Stoneyford, officially Stonyford is a small town in County Kilkenny, Ireland. It lies on the R713 road some 14 km south of Kilkenny City. Stoneyford is a part of the parish of Aghaviller in the Diocese of Ossory.

Two small streams run through the village, one to the west and the second to the north of the village. Both streams join the north of the village and continue northwards as a tributary to the King's River, which is less than 500 metres north of the village. It merges with the River Nore to the east of Stoneyford. The King's River contains salmon and is used regularly for fishing.

==Architectural heritage==
Stoneyford has a number of buildings which are listed on the Record of Protected Structures for County Kilkenny.
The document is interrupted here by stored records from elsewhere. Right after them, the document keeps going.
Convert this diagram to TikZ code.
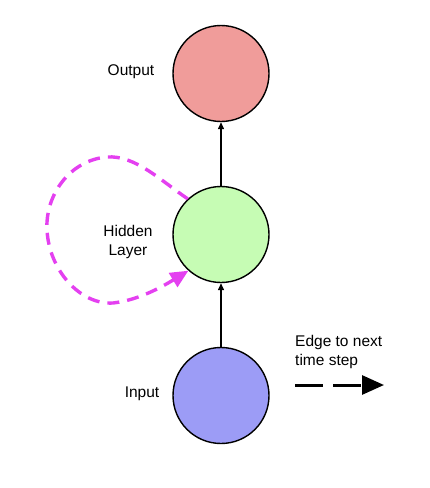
\documentclass[tikz,border=0pt]{standalone}
\usepackage{fontspec}
\setmainfont{Liberation Sans}
\usetikzlibrary{arrows.meta}
\definecolor{outc}{RGB}{240,156,154}
\definecolor{hidc}{RGB}{198,252,180}
\definecolor{inc}{RGB}{156,156,246}
\definecolor{loopc}{RGB}{228,64,240}
\begin{document}
\begin{tikzpicture}[x=1pt,y=-1pt,
  unit/.style={circle,draw=black,line width=1.4pt,minimum size=96pt,inner sep=0pt},
  lbl/.style={font=\fontsize{15.5}{19}\selectfont,align=center,inner sep=0pt},
  conn/.style={line width=1.3pt,-{Triangle[length=7pt,width=6pt]}}]
\useasboundingbox (0,0) rectangle (430,488);
\node[unit,fill=outc] (out) at (221,73.5) {};
\node[unit,fill=hidc] (hid) at (221,234.5) {};
\node[unit,fill=inc] (in) at (221,395.5) {};
\node[lbl] (outl) at (131,72) {Output};
\node[lbl] (hidl) at (128,242) {Hidden\\Layer};
\node[lbl] (inl) at (142,394) {Input};
\node[lbl,align=left,anchor=north west] (edl) at (295,335) {Edge to next\\time step};
\draw[conn] (hid) -- (out);
\draw[conn] (in) -- (hid);
\draw[loopc,line width=3.4pt,dash pattern=on 12pt off 8pt,-{Triangle[length=18pt,width=16pt]}]
  (hid.133) .. controls (160,180) and (135,155) .. (107,157)
  .. controls (70,160) and (45,195) .. (47,230)
  .. controls (49,270) and (80,305) .. (113,303)
  .. controls (140,300) and (165,285) .. (hid.228);
\coordinate (es) at (295,385);
\coordinate (ee) at (384,385);
\draw[line width=3pt,dash pattern=on 28pt off 10pt,-{Triangle[length=22pt,width=19pt]}] (es) -- (ee);
\end{tikzpicture}
\end{document}
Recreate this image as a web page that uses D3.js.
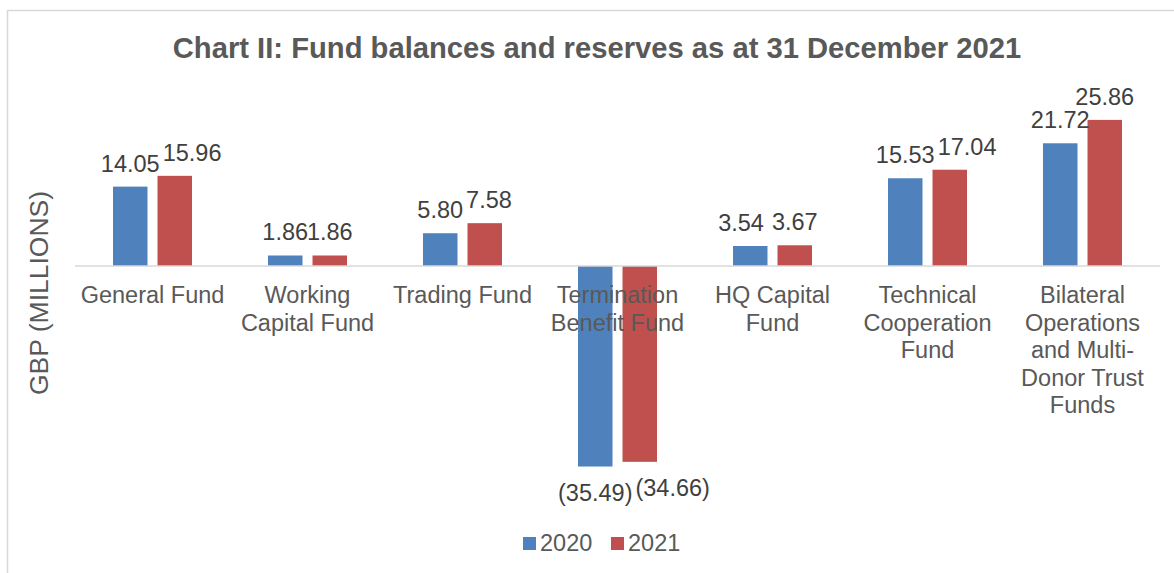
<!DOCTYPE html>
<html>
<head>
<meta charset="utf-8">
<script src="https://cdn.jsdelivr.net/npm/d3@7"></script>
<style>
  body { margin: 0; background: #fff; }
  svg { display: block; font-family: "Liberation Sans", Arial, sans-serif; }
</style>
</head>
<body>
<div id="chart"></div>
<script>
'use strict'
// data
var categories = [
  'General Fund',
  'Working Capital Fund',
  'Trading Fund',
  'Termination Benefit Fund',
  'HQ Capital Fund',
  'Technical Cooperation Fund',
  'Bilateral Operations and Multi-Donor Trust Funds'
]
var seriesNames = ['2020', '2021']
var values2020 = [14.05, 1.86, 5.80, -35.49, 3.54, 15.53, 21.72]
var values2021 = [15.96, 1.86, 7.58, -34.66, 3.67, 17.04, 25.86]
var colors = ['#4F81BD', '#C0504D']

var W = 1174, H = 573
var svg = d3.select('#chart').append('svg').attr('width', W).attr('height', H)

// frame
svg.append('rect')
  .attr('x', 7.5).attr('y', 10.5)
  .attr('width', W + 20).attr('height', H + 20)
  .attr('fill', 'none').attr('stroke', '#d9d9d9').attr('stroke-width', 1.5)

// title
svg.append('text')
  .attr('x', 597).attr('y', 58)
  .attr('text-anchor', 'middle')
  .attr('font-size', 29.2).attr('font-weight', 'bold')
  .attr('fill', '#595959')
  .text('Chart II: Fund balances and reserves as at 31 December 2021')

// scales
var x0 = d3.scaleBand().domain(categories).range([75, 1160])
var x1 = d3.scaleBand().domain(seriesNames).range([0, x0.bandwidth()])
  .paddingInner(0.225).paddingOuter(0.854)
var y = d3.scaleLinear().domain([-40, 30]).range([492, 96.5])

var rows = categories.map((c, i) => ({
  cat: c,
  vals: [values2020[i], values2021[i]]
}))

// bars
var groups = svg.append('g').selectAll('g')
  .data(rows).enter().append('g')
  .attr('transform', d => `translate(${x0(d.cat)},0)`)

groups.selectAll('rect')
  .data(d => d.vals.map((v, j) => ({ key: seriesNames[j], v: v, j: j })))
  .enter().append('rect')
  .attr('x', d => x1(d.key))
  .attr('width', x1.bandwidth())
  .attr('y', d => y(Math.max(0, d.v)))
  .attr('height', d => Math.abs(y(d.v) - y(0)))
  .attr('fill', d => colors[d.j])

// zero line
svg.append('line')
  .attr('x1', x0.range()[0]).attr('x2', x0.range()[1])
  .attr('y1', y(0)).attr('y2', y(0))
  .attr('stroke', '#d9d9d9').attr('stroke-width', 1.5)

// value labels
function fmt (v) {
  var s = Math.abs(v).toFixed(2)
  return v < 0 ? `(${s})` : s
}
groups.each(function (d) {
  var g = d3.select(this)
  var labels = d.vals.map((v, j) => g.append('text')
    .attr('x', x1(seriesNames[j]) + x1.bandwidth() / 2)
    .attr('y', v < 0 ? y(v) + 34 : y(v) - 15)
    .attr('text-anchor', 'middle')
    .attr('font-size', 23.5)
    .attr('fill', '#404040')
    .text(fmt(v)))
  // push labels apart if they collide
  var a = labels[0].node().getBBox()
  var b = labels[1].node().getBBox()
  var vOver = a.y < b.y + b.height - 4 && b.y < a.y + a.height - 4
  var hOver = a.x + a.width - b.x
  if (hOver > 0 && Math.abs(a.y - b.y) < 4) {
    // same height: nudge the first one left (unless identical values)
    if (d.vals[0] !== d.vals[1]) labels[0].attr('x', +labels[0].attr('x') - hOver - 8)
  } else if (vOver && hOver > 0) {
    labels[1].attr('x', +labels[1].attr('x') + hOver + 3)
  }
})

// category labels with wrapping
function wrap (textSel, width) {
  textSel.each(function () {
    var text = d3.select(this)
    var words = text.text().replace(/-/g, '- ').split(/\s+/).filter(w => w)
    var cx = text.attr('x'), y0 = +text.attr('y')
    text.text(null)
    var lines = [], line = ''
    var probe = text.append('tspan')
    words.forEach(w => {
      var join = line === '' ? w : (line.endsWith('-') ? line + w : line + ' ' + w)
      probe.text(join)
      if (line !== '' && probe.node().getComputedTextLength() > width) {
        lines.push(line)
        line = w
      } else {
        line = join
      }
    })
    lines.push(line)
    probe.remove()
    lines.forEach((l, i) => {
      text.append('tspan').attr('x', cx).attr('y', y0 + i * 27.5).text(l)
    })
  })
}

svg.append('g').selectAll('text')
  .data(categories).enter().append('text')
  .attr('x', d => x0(d) + x0.bandwidth() / 2)
  .attr('y', 303)
  .attr('text-anchor', 'middle')
  .attr('font-size', 23.5)
  .attr('fill', '#595959')
  .text(d => d)
  .call(wrap, 152)

// y axis title
svg.append('text')
  .attr('transform', 'translate(48,293) rotate(-90)')
  .attr('text-anchor', 'middle')
  .attr('font-size', 26.5)
  .attr('fill', '#595959')
  .text('GBP (MILLIONS)')

// legend
var legend = svg.append('g').attr('transform', 'translate(523,537)')
var items = legend.selectAll('g').data(seriesNames).enter().append('g')
  .attr('transform', (d, i) => `translate(${i * 88},0)`)
items.append('rect').attr('width', 13).attr('height', 13)
  .attr('fill', (d, i) => colors[i])
items.append('text').attr('x', 17).attr('y', 14)
  .attr('font-size', 23.5).attr('fill', '#595959')
  .text(d => d)
</script>
</body>
</html>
These include the early 19th century Catholic Church, the old two-storey school house and the pub-front of "O'Grady's" premises with its marbleised lettering.

== Archaeology ==
In the mid-19th century it came to light that a Roman burial had reportedly been discovered near Stoneyford. This discovery consisted of three articles: a green glass urn containing bones 10 inches in height, a glass lachrymatory, and a bronze mirror silvered or tinned on the convex side. The burial has been described as typical of the Roman middle-class burial rite of the first two centuries A.D. The burial is generally thought to have been that of a Roman trader, and has been cited as evidence pointing towards the presence of a "strong and secure Roman community" nearby, though no such settlement has been discovered as of yet.

== Population ==
The 2016 census recorded Stoneyford with a population of 376 persons, up from 355 in 2011. There are two new housing estates in the area; Chapel View, which is in the middle of the village, and Lawcus Fields on the road to Kells.

== Amenities ==
Stoneyford's amenities include a food store, public house, a take away restaurant, and a café. The Garda station is closed, and there is no resident Garda, with the Stoneyford covered by Thomastown Garda station.

Stoneyford is served by one primary school, Scoil Chiaráin Naofa, which opened in 1948. The school has four classrooms, a yard to the front and rear, and a grassed area to the side. In 2014, a small grass playing field was developed to the rear of the school.

Stoneyford also has a community center building which hosts a number of classes and activities. The Church of Ireland faith is served by St. Peter's Church, Ennisnag, Kilkenny, just outside Stoneyford.

==Sport==
Carrickshock Gaelic Athletic Association is the local hurling club. They have been County Kilkenny senior hurling champions seven times: in 1931, 1938, 1940, 1941, 1942, 1943, and 1951.

A number of underage sports exist within the village. Stoneyford Football Club has teams covering the U4-U14 age groups. They also have a men's team.

There is an underage athletics club which is run once a week next to the community centre.